### [What to work on]
Set the listing down again in full, word for word, with the pictures left out.

>> START Given information

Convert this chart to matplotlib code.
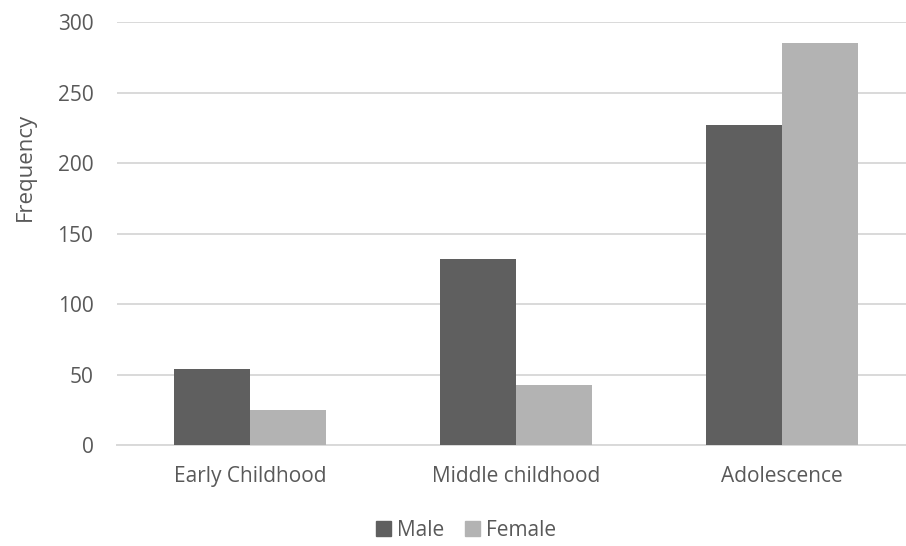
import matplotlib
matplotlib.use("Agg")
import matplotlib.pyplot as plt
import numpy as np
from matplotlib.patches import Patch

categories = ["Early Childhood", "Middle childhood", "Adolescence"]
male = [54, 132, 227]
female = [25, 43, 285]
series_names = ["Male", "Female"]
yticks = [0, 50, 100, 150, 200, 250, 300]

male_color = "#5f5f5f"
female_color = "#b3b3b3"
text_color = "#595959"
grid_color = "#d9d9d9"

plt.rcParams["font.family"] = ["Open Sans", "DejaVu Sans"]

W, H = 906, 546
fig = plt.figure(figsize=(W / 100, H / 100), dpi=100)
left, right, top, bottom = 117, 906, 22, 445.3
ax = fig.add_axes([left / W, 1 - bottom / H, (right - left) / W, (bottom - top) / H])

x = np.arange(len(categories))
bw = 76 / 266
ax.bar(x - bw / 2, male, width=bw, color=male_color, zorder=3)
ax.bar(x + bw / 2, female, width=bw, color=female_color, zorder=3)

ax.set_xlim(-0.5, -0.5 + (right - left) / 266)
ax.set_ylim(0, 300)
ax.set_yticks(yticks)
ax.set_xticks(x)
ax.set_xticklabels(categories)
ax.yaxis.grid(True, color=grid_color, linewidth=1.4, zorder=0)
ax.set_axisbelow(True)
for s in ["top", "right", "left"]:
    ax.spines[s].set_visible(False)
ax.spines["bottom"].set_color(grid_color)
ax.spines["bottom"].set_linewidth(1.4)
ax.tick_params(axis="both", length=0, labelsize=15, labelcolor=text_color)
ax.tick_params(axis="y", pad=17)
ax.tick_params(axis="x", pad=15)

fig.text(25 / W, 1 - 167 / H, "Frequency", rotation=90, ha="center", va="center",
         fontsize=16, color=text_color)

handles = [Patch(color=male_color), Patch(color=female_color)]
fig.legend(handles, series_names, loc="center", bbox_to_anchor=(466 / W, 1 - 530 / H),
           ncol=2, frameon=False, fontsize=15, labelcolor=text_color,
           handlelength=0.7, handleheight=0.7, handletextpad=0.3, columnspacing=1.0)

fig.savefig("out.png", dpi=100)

>> END Given information

### [Exercise answer]
Convert this chart to matplotlib code.
import matplotlib
matplotlib.use("Agg")
import matplotlib.pyplot as plt
import numpy as np
from matplotlib.patches import Patch

categories = ["Early Childhood", "Middle childhood", "Adolescence"]
male = [54, 132, 227]
female = [25, 43, 285]
series_names = ["Male", "Female"]
yticks = [0, 50, 100, 150, 200, 250, 300]

male_color = "#5f5f5f"
female_color = "#b3b3b3"
text_color = "#595959"
grid_color = "#d9d9d9"

plt.rcParams["font.family"] = ["Open Sans", "DejaVu Sans"]

W, H = 906, 546
fig = plt.figure(figsize=(W / 100, H / 100), dpi=100)
left, right, top, bottom = 117, 906, 22, 445.3
ax = fig.add_axes([left / W, 1 - bottom / H, (right - left) / W, (bottom - top) / H])

x = np.arange(len(categories))
bw = 76 / 266
ax.bar(x - bw / 2, male, width=bw, color=male_color, zorder=3)
ax.bar(x + bw / 2, female, width=bw, color=female_color, zorder=3)

ax.set_xlim(-0.5, -0.5 + (right - left) / 266)
ax.set_ylim(0, 300)
ax.set_yticks(yticks)
ax.set_xticks(x)
ax.set_xticklabels(categories)
ax.yaxis.grid(True, color=grid_color, linewidth=1.4, zorder=0)
ax.set_axisbelow(True)
for s in ["top", "right", "left"]:
    ax.spines[s].set_visible(False)
ax.spines["bottom"].set_color(grid_color)
ax.spines["bottom"].set_linewidth(1.4)
ax.tick_params(axis="both", length=0, labelsize=15, labelcolor=text_color)
ax.tick_params(axis="y", pad=17)
ax.tick_params(axis="x", pad=15)

fig.text(25 / W, 1 - 167 / H, "Frequency", rotation=90, ha="center", va="center",
         fontsize=16, color=text_color)

handles = [Patch(color=male_color), Patch(color=female_color)]
fig.legend(handles, series_names, loc="center", bbox_to_anchor=(466 / W, 1 - 530 / H),
           ncol=2, frameon=False, fontsize=15, labelcolor=text_color,
           handlelength=0.7, handleheight=0.7, handletextpad=0.3, columnspacing=1.0)

fig.savefig("out.png", dpi=100)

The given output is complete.